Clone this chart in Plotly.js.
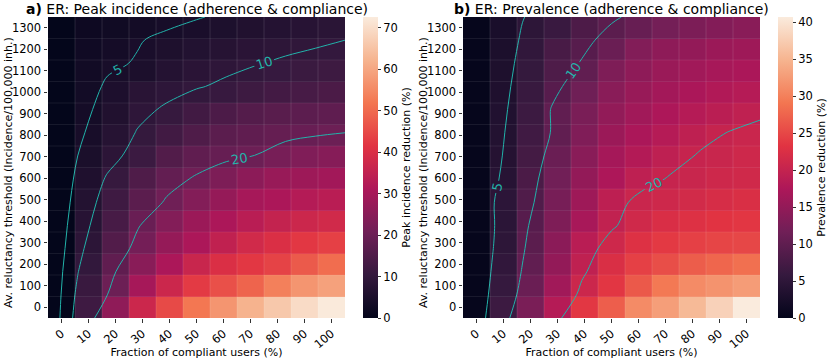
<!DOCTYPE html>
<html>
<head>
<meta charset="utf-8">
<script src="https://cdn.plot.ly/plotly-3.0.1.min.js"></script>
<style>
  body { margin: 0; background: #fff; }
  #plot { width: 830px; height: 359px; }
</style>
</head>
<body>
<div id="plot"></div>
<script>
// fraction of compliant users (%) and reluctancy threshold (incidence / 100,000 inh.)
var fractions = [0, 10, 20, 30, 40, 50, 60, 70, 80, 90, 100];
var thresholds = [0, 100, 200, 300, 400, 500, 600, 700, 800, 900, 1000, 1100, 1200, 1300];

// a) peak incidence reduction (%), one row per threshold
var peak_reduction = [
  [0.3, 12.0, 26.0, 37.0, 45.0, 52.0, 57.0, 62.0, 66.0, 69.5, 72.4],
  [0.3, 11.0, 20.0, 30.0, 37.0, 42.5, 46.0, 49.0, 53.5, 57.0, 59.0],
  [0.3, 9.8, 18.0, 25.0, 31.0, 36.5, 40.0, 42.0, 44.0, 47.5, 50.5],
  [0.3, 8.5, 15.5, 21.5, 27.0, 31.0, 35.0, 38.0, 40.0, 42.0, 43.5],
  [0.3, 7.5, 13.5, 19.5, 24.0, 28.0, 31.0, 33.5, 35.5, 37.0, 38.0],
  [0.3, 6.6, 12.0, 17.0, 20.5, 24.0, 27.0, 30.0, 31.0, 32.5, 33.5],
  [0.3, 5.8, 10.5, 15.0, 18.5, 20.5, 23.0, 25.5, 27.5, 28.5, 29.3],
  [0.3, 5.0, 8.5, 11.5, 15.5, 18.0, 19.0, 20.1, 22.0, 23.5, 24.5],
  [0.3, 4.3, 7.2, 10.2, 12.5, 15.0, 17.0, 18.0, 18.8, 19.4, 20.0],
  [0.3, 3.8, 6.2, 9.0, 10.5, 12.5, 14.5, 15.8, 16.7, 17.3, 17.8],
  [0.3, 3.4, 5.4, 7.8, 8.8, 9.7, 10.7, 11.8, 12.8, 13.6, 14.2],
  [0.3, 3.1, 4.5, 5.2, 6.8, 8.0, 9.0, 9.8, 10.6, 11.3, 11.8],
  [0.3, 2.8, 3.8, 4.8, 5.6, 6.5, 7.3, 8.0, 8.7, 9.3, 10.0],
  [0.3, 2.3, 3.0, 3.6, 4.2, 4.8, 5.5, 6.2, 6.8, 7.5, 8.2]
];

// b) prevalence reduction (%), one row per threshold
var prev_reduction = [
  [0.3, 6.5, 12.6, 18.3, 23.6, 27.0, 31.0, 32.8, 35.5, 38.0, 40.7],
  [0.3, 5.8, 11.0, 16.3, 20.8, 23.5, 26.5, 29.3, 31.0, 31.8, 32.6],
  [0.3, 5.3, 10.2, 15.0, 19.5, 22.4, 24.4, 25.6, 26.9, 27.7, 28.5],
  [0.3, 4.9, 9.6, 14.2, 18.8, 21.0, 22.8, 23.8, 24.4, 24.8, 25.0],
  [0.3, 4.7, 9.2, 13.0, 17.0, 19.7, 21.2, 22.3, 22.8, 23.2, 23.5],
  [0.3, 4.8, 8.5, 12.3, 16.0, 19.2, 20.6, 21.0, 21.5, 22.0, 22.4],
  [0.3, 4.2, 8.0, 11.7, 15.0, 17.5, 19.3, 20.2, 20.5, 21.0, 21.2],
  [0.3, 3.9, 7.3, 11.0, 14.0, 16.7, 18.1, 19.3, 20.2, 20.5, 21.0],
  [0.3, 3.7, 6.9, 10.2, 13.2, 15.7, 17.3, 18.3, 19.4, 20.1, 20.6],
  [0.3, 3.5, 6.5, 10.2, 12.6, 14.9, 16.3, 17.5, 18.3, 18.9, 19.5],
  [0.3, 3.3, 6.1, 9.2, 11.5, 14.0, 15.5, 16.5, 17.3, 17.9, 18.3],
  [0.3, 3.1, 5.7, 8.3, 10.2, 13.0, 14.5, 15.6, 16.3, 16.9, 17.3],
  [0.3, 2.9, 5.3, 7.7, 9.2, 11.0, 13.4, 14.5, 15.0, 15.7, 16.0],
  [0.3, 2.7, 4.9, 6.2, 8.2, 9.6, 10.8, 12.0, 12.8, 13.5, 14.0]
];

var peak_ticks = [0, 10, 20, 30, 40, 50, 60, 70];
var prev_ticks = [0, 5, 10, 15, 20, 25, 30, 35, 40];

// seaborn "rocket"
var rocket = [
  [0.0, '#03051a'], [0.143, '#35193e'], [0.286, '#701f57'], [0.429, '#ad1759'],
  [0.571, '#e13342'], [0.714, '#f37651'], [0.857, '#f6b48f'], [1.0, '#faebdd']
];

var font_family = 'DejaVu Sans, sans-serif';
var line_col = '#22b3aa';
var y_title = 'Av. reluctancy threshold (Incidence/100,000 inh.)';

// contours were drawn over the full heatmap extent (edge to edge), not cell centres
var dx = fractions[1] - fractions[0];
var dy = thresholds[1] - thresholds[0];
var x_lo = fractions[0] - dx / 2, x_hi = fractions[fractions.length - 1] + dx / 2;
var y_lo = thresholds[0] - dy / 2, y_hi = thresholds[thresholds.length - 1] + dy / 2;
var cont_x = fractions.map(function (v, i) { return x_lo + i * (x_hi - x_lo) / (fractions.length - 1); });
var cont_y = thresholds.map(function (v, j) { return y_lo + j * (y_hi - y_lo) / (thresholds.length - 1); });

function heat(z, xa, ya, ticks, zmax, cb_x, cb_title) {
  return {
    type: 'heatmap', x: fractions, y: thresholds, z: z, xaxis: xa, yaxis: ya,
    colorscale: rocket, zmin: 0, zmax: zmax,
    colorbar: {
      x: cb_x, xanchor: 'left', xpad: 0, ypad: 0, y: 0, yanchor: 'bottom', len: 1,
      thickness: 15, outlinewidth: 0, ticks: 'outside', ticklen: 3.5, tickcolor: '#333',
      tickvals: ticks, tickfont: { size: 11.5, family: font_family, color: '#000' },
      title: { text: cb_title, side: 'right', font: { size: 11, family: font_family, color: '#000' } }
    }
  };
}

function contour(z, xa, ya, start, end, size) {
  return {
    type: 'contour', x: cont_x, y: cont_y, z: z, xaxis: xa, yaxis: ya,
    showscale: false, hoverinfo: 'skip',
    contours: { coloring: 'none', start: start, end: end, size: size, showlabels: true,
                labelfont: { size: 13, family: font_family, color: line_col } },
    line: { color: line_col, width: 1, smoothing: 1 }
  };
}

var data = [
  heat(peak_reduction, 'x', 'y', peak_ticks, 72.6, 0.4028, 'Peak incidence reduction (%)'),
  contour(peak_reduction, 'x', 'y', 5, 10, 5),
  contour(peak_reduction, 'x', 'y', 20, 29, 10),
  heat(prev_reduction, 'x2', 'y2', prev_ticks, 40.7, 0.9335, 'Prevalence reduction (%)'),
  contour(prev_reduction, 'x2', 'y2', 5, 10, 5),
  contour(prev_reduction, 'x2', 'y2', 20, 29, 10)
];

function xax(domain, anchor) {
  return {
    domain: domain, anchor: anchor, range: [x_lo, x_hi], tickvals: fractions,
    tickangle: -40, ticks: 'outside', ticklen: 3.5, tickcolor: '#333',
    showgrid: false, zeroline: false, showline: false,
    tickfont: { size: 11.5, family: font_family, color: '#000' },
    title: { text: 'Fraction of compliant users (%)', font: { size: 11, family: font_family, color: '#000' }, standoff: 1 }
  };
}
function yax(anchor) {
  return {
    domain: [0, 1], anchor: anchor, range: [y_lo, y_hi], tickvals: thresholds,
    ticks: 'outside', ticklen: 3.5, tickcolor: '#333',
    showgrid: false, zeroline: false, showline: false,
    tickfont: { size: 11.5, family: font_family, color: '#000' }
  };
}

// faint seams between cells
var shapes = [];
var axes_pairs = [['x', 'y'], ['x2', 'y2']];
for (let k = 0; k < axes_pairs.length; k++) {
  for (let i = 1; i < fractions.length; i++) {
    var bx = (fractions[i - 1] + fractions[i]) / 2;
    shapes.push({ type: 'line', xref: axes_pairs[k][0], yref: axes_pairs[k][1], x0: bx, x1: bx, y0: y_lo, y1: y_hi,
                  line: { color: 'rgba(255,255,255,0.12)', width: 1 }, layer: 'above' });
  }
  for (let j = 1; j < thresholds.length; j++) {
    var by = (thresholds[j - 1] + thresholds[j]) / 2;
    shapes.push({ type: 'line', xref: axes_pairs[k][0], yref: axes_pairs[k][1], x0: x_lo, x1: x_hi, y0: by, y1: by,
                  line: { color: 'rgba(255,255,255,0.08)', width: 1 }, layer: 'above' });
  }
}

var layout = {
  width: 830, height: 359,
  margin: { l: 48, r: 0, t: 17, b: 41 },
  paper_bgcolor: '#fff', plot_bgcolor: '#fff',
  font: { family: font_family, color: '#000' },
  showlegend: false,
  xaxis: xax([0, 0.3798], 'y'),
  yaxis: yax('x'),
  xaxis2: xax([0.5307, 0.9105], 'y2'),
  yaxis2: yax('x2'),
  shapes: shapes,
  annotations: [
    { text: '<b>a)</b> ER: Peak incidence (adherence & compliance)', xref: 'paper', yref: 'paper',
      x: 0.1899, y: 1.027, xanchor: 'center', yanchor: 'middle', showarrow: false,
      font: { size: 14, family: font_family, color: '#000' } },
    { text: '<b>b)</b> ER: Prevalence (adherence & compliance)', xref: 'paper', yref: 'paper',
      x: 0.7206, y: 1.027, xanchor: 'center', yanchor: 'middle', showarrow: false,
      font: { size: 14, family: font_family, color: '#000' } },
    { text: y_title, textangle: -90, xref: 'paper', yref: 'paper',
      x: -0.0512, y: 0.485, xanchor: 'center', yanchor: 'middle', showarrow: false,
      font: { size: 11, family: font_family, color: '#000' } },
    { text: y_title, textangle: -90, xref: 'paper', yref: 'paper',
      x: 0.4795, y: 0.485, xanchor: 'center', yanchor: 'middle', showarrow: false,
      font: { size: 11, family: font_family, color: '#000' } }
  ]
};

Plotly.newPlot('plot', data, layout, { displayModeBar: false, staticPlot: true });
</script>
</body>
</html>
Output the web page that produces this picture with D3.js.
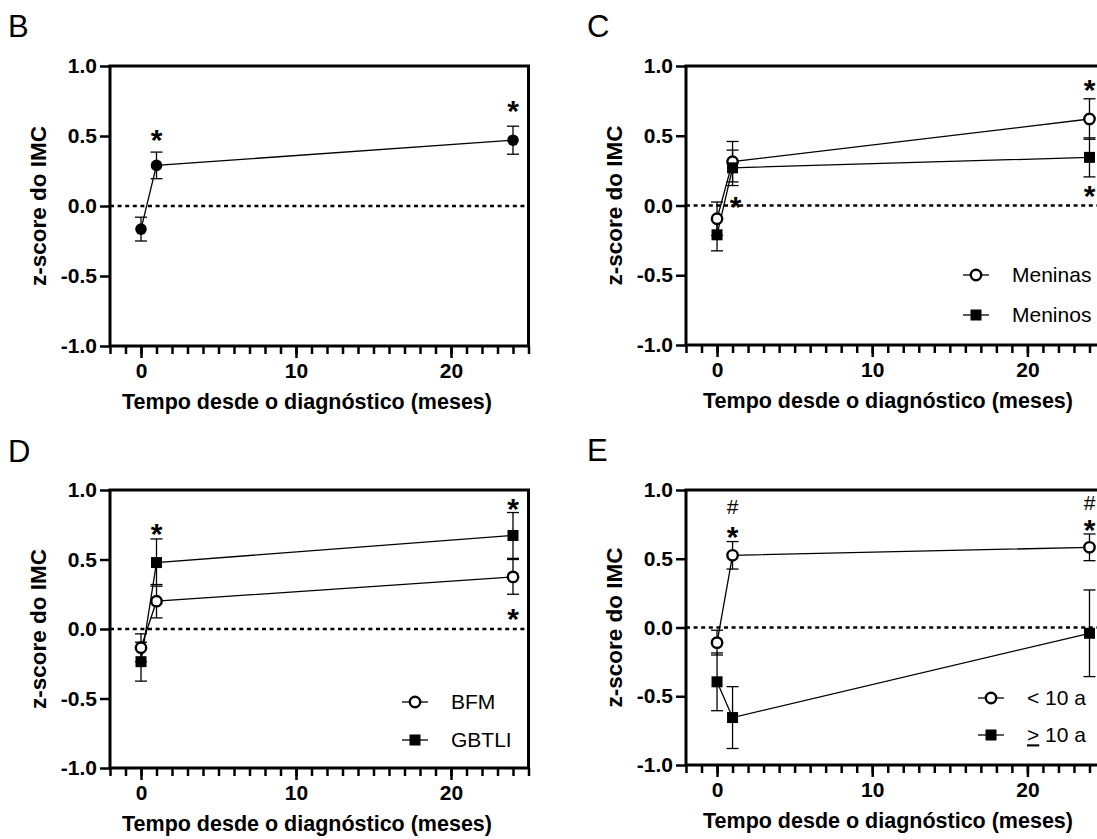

STATED TASK: Repeat the records above exactly, from the first line through the line containing "1100, 1200, 1300];", and leave out the pictures.

COMPLETED TASK:
Clone this chart in Plotly.js.
<!DOCTYPE html>
<html>
<head>
<meta charset="utf-8">
<script src="https://cdn.plot.ly/plotly-3.0.1.min.js"></script>
<style>
  body { margin: 0; background: #fff; }
  #plot { width: 830px; height: 359px; }
</style>
</head>
<body>
<div id="plot"></div>
<script>
// fraction of compliant users (%) and reluctancy threshold (incidence / 100,000 inh.)
var fractions = [0, 10, 20, 30, 40, 50, 60, 70, 80, 90, 100];
var thresholds = [0, 100, 200, 300, 400, 500, 600, 700, 800, 900, 1000, 1100, 1200, 1300];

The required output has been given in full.